Es war zum Abschluss das größte Stadion, für mich auch das einzige Open Air Konzert der Tour. Wie schon mehrfach erwähnt - eigentlich wurde "The Wall" als Hallentour konzipiert, aber selbst in diesem riesigen Stadion vor fast 80.000 Zuschauern funktioniert die Show fantastisch. Es ist überwältigend, wenn bei "In The Flesh?" die Mauer mit einem Schlag beleuchtet wird, die Scheinwerfer den Pariser Nachthimmel absuchen und der quadrophonische Sound die Illusion vermittelt, daß Jagdflugzeuge im Tiefflug umittelbar über die Menge hinwegziehen. Waters hat am Ende ein paar Tränen weggewischt, als er sich verabschiedet hat. Es war definitiv das letzte Konzert von "The Wall", wahrscheinlich das letzte große Konzert von Waters überhaupt, wie er kürzlich bei der BBC angedeutet hat und es war ein perfektes Ende vor einem unglaublich emotionalen Publikum.
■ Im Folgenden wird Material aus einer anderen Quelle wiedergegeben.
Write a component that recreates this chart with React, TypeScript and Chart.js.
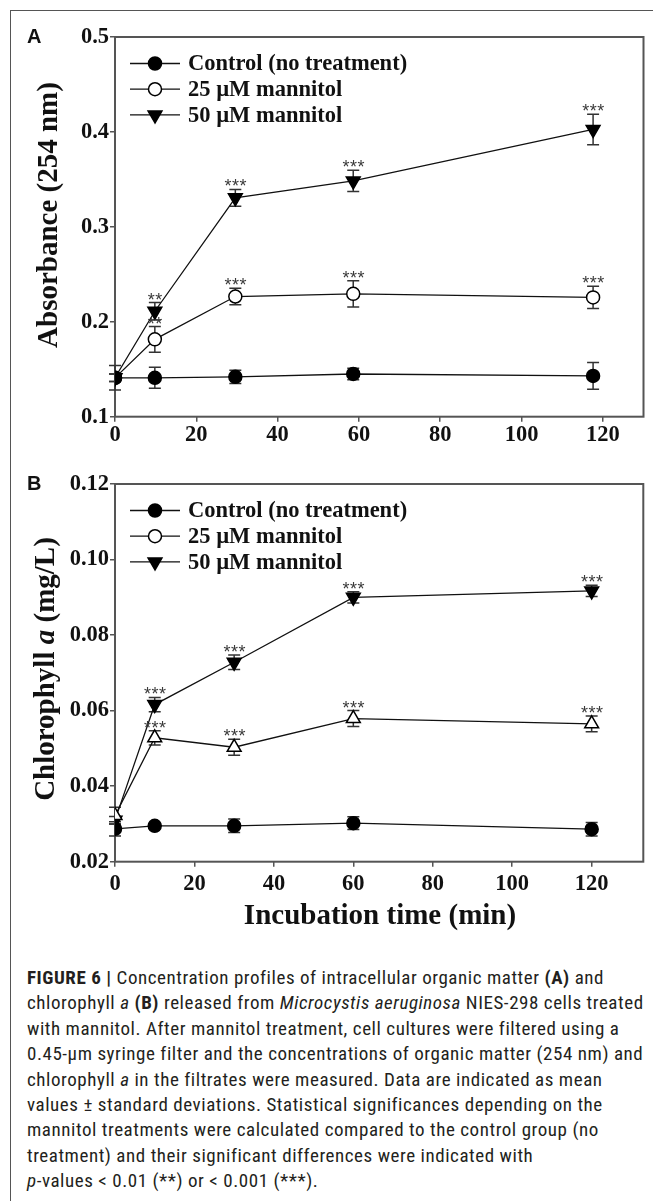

Ich bin dankbar für die Konzerte, glücklich, daß ich es noch geschafft habe, meine Kinder zu einem Originalmitglied meiner Lieblingsband mitzuschleppen, aber auch ich verdrücke eine Träne des Abschieds. Man kann Roger Waters nämlich viel vorwerfen, aber er hat immer versucht, seinem Publikum das beste zu geben. Dafür ein Dankeschön.